Architecture Overview
Auxot runs as a single Go binary (auxot-server) backed by Postgres for persistent state and Redis for pub/sub and ephemeral caching. Workers — whether GPU or CLI — run separately and connect outbound to the router over HTTPS, so you never need to open inbound ports on your inference machines.

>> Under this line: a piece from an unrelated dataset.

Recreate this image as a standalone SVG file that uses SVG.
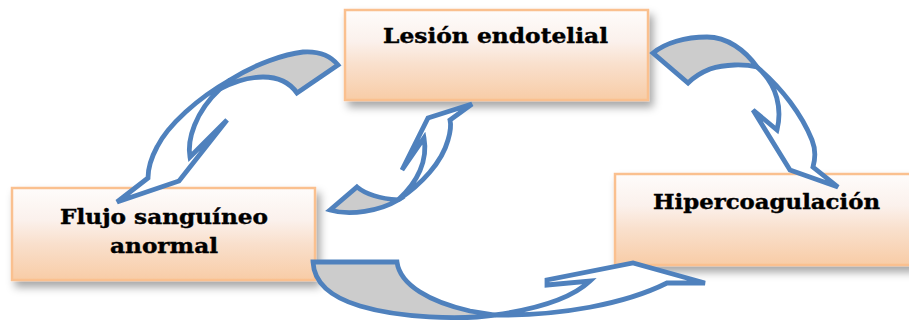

┌──────────────┐ ┌──────────────┐ ┌──────────────┐
│ GPU Worker │ │ CLI Worker │ │ Cloud API │
│ (llama.cpp) │ │ (Claude Code)│ │ (OpenAI) │
└──────┬───────┘ └──────┬───────┘ └──────┬───────┘
│ │ │
└────────────┬───────┘────────────────────┘
│
┌──────▼───────┐
│ auxot-server │
│ (Go binary) │
└──────┬───────┘
│
┌────────┴────────┐
│ │
┌────▼────┐ ┌────▼────┐
│ Postgres │ │ Redis │
└─────────┘ └─────────┘
Requests arrive via an OpenAI-compatible or Anthropic-compatible API. The router selects a provider based on availability, priority, and model requirements, then streams the response back to the caller.
Who is Auxot For?
- Engineering teams that want to give every developer access to AI without managing a dozen API keys and providers individually.
- Enterprises that need self-hosted AI inference for compliance, data residency, or air-gapped environments.
- Platform engineers building internal AI tooling who want a stable abstraction over rapidly changing model providers.
- Individual developers who run local GPU inference and want a clean API in front of it, with automatic fallback to cloud when their GPU is busy.